- Hyperliquid’s price rose 6.5% even as most major coins declined.
- HYPE’s rally is driven by token buybacks and the rollout of the Base Liquidity Pool (BLP).
- However, a risky technical formation has emerged, suggesting a possible pullback.
The Hyperliquid index token (HYPE) posted a sharp gain despite a broader market downturn, drawing renewed attention to one of the month’s stronger performers.
While many leading assets faced heavy selling pressure, HYPE moved higher thanks to growing demand, large-scale buybacks, and rising activity across the Hyperliquid ecosystem.
Still, even as sentiment around the altcoin turns bullish, technical analysts caution that the rally may not be as secure as it appears.
Buybacks and BLP rollout fuel momentum
HYPE’s recent price advance can be largely attributed to rapid progress on the Hyperliquid Base Liquidity Pool (commonly called BLP) testnet, launched on Hypercore, the layer-1 chain that powers the exchange.
The BLP rollout marks a significant infrastructure upgrade for the protocol, introducing more efficient liquidity routing and additional yield mechanisms.
The testnet has injected new energy into the Hyperliquid ecosystem.
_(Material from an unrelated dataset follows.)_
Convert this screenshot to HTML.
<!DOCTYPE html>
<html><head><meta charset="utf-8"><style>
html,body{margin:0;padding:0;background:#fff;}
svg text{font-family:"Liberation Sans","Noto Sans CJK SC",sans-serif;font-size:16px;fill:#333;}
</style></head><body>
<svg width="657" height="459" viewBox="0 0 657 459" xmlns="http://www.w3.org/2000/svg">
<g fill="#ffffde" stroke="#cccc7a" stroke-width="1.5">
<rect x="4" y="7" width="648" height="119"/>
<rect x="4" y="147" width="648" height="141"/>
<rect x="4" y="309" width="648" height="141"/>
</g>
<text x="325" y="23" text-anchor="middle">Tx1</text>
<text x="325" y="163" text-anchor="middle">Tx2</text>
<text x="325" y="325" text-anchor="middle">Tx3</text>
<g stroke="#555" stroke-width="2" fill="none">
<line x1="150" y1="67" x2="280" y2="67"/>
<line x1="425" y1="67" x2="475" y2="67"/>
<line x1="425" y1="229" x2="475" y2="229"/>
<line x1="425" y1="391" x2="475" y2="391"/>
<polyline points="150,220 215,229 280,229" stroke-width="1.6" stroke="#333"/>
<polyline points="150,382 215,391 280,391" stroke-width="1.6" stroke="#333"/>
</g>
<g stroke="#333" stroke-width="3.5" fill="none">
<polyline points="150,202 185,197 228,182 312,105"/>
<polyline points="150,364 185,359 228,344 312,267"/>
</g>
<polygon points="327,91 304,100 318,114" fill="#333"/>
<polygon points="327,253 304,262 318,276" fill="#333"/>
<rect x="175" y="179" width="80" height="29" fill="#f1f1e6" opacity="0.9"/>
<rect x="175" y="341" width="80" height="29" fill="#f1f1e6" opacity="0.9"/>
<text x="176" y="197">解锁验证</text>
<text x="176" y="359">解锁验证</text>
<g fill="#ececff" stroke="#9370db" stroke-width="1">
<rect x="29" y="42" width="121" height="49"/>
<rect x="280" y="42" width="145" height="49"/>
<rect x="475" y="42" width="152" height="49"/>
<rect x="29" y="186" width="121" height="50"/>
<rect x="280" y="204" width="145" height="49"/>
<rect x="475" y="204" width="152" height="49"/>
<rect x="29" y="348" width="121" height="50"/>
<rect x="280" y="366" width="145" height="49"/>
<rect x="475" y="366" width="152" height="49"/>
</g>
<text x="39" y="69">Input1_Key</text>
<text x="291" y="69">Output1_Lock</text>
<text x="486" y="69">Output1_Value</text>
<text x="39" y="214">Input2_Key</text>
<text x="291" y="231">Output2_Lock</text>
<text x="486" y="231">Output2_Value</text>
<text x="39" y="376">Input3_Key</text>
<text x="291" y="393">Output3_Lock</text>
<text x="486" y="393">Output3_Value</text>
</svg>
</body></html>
The platform is positioning itself not only as a fast, on-chain exchange but also as a hub for tokenized stocks such as Nvidia, Tesla and SpaceX, attracting new users and boosting activity at a time when many platforms are seeing slowdowns.
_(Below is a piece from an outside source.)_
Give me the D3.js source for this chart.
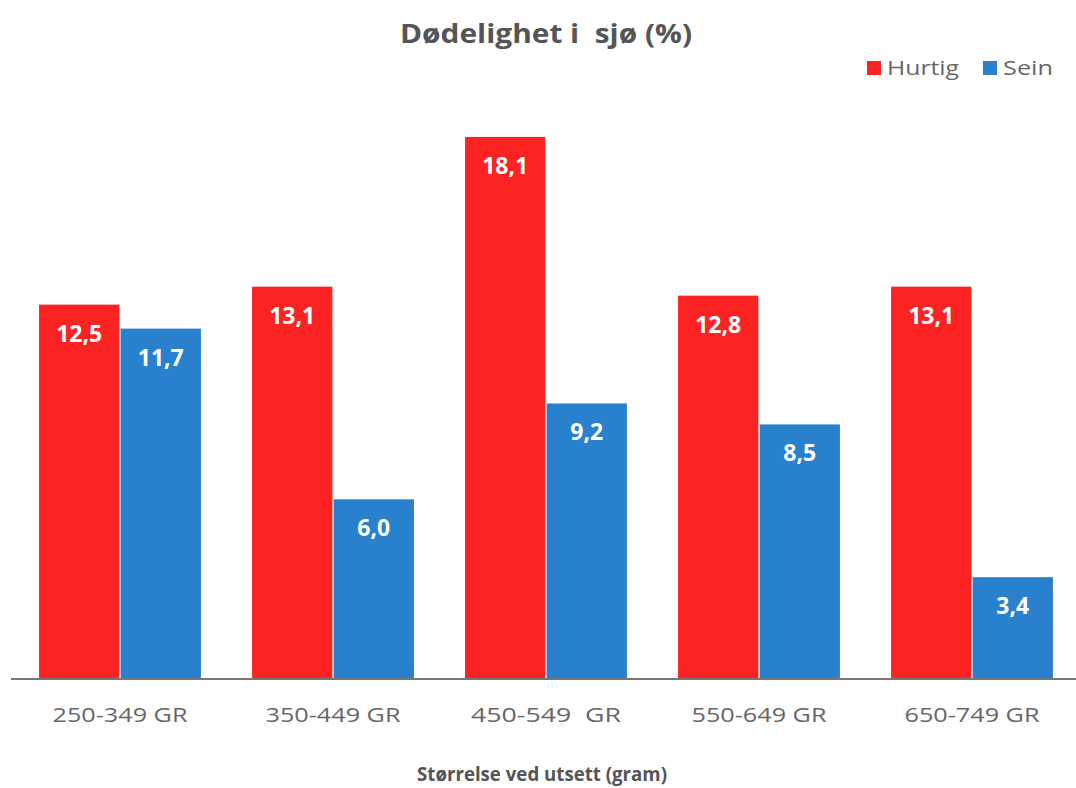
<!DOCTYPE html>
<html>
<head>
<meta charset="utf-8">
<script src="https://cdn.jsdelivr.net/npm/d3@7"></script>
<style>
  body { margin: 0; background: #fff; }
  text { font-family: "Open Sans", "Noto Sans", sans-serif; }
</style>
</head>
<body>
<div id="chart"></div>
<script>
// data
var categories = ["250-349 GR", "350-449 GR", "450-549  GR", "550-649 GR", "650-749 GR"];
var series = ["Hurtig", "Sein"];
var hurtig = [12.5, 13.1, 18.1, 12.8, 13.1];
var sein   = [11.7, 6.0, 9.2, 8.5, 3.4];
var colors = ["#fd2323", "#2980cc"];

var width = 1076, height = 788;
var base_y = 679;

var svg = d3.select("#chart").append("svg")
	.attr("width", width)
	.attr("height", height);

var x0 = d3.scaleBand()
	.domain(categories)
	.range([13.5, 1078.5])
	.paddingInner(0.24)
	.paddingOuter(0.12);

var x1 = d3.scaleBand()
	.domain(series)
	.range([0, x0.bandwidth()])
	.paddingInner(0.015);

var y = d3.scaleLinear()
	.domain([0, 20])
	.range([base_y, base_y - 599]);

var rows = categories.map(function(c, i) {
	return { cat: c, vals: [hurtig[i], sein[i]] };
});

var groups = svg.append("g").selectAll("g")
	.data(rows)
	.enter().append("g")
	.attr("transform", function(d) { return "translate(" + x0(d.cat) + ",0)"; });

var bars = groups.selectAll("g")
	.data(function(d) { return d.vals.map(function(v, j) { return { s: series[j], v: v, j: j }; }); })
	.enter().append("g");

bars.append("rect")
	.attr("x", function(d) { return x1(d.s); })
	.attr("y", function(d) { return y(d.v); })
	.attr("width", x1.bandwidth())
	.attr("height", function(d) { return base_y - y(d.v); })
	.attr("fill", function(d) { return colors[d.j]; });

bars.append("text")
	.attr("x", function(d) { return x1(d.s) + x1.bandwidth() / 2; })
	.attr("y", function(d) { return y(d.v) + 37; })
	.attr("text-anchor", "middle")
	.attr("fill", "#fff")
	.attr("font-size", 23)
	.attr("font-weight", "bold")
	.text(function(d) { return d.v.toFixed(1).replace(".", ","); });

// x axis
var xAxis = svg.append("g")
	.attr("transform", "translate(0," + base_y + ")")
	.call(d3.axisBottom(x0).tickSize(0).tickPadding(29));
xAxis.select(".domain").attr("stroke", "#777").attr("stroke-width", 2).attr("d", "M11,0H1076");
xAxis.selectAll("text")
	.attr("font-size", 20)
	.attr("fill", "#666")
	.style("font-family", "'Open Sans', sans-serif")
	.style("white-space", "pre")
	.attr("lengthAdjust", "spacingAndGlyphs")
	.attr("textLength", function(d) { return d.indexOf("  ") >= 0 ? 150 : 135; });

// titles
svg.append("text")
	.attr("x", 546).attr("y", 43)
	.attr("text-anchor", "middle")
	.attr("font-size", 27)
	.attr("font-weight", "bold")
	.attr("fill", "#555")
	.style("white-space", "pre")
	.attr("lengthAdjust", "spacingAndGlyphs")
	.attr("textLength", 292)
	.text("Dødelighet i  sjø (%)");

svg.append("text")
	.attr("x", 542).attr("y", 781)
	.attr("text-anchor", "middle")
	.attr("font-size", 20)
	.attr("font-weight", "bold")
	.attr("fill", "#555")
	.attr("lengthAdjust", "spacingAndGlyphs")
	.attr("textLength", 250)
	.text("Størrelse ved utsett (gram)");

// legend
var legend_x = [867, 983];
var legend_w = [72, 50];
var legend = svg.append("g").selectAll("g")
	.data(series)
	.enter().append("g")
	.attr("transform", function(d, i) { return "translate(" + legend_x[i] + ",61)"; });
legend.append("rect")
	.attr("width", 14).attr("height", 14)
	.attr("fill", function(d, i) { return colors[i]; });
legend.append("text")
	.attr("x", 20).attr("y", 14)
	.attr("font-size", 20)
	.attr("fill", "#666")
	.attr("lengthAdjust", "spacingAndGlyphs")
	.attr("textLength", function(d, i) { return legend_w[i]; })
	.text(function(d) { return d; });
</script>
</body>
</html>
Another major force behind HYPE’s surge is the exchange’s aggressive buyback program.
Hyperliquid has executed buybacks exceeding $1.3 billion, removing more than 28 million HYPE tokens from circulation.
Reducing supply places upward pressure on the token, especially as long-term holders lock more HYPE into staking contracts.
Staked balances rose nearly 60% in a month, easing sell-side pressure and strengthening market confidence.
The supply tightening coincides with Hyperliquid’s expanding role in the global derivatives market.
The exchange now commands over a 6% share of the perpetual futures market, putting it alongside centralized leaders like Binance, OKX and Bybit.
This expansion brings higher fee revenue, additional buybacks, and firmer fundamentals for HYPE.
Chart signals warn of a potential pullback
Despite robust fundamentals, technical indicators are flashing cautionary signals.
A classic head-and-shoulders pattern has been forming on the daily chart since June.
The pattern’s neckline sits near $35.50, a level that has repeatedly acted as key support. A decisive break below this area could push HYPE toward the next support zone just above $30.

Risk rises further as the 50-day and 200-day moving averages approach a bearish crossover, commonly referred to as a death cross.
That formation typically signals a shift into a deeper downtrend, particularly when it appears during periods of market uncertainty.
Nevertheless, HYPE is holding above $40, which indicates demand remains healthy, and a sustained move above $46 could negate the bearish setup.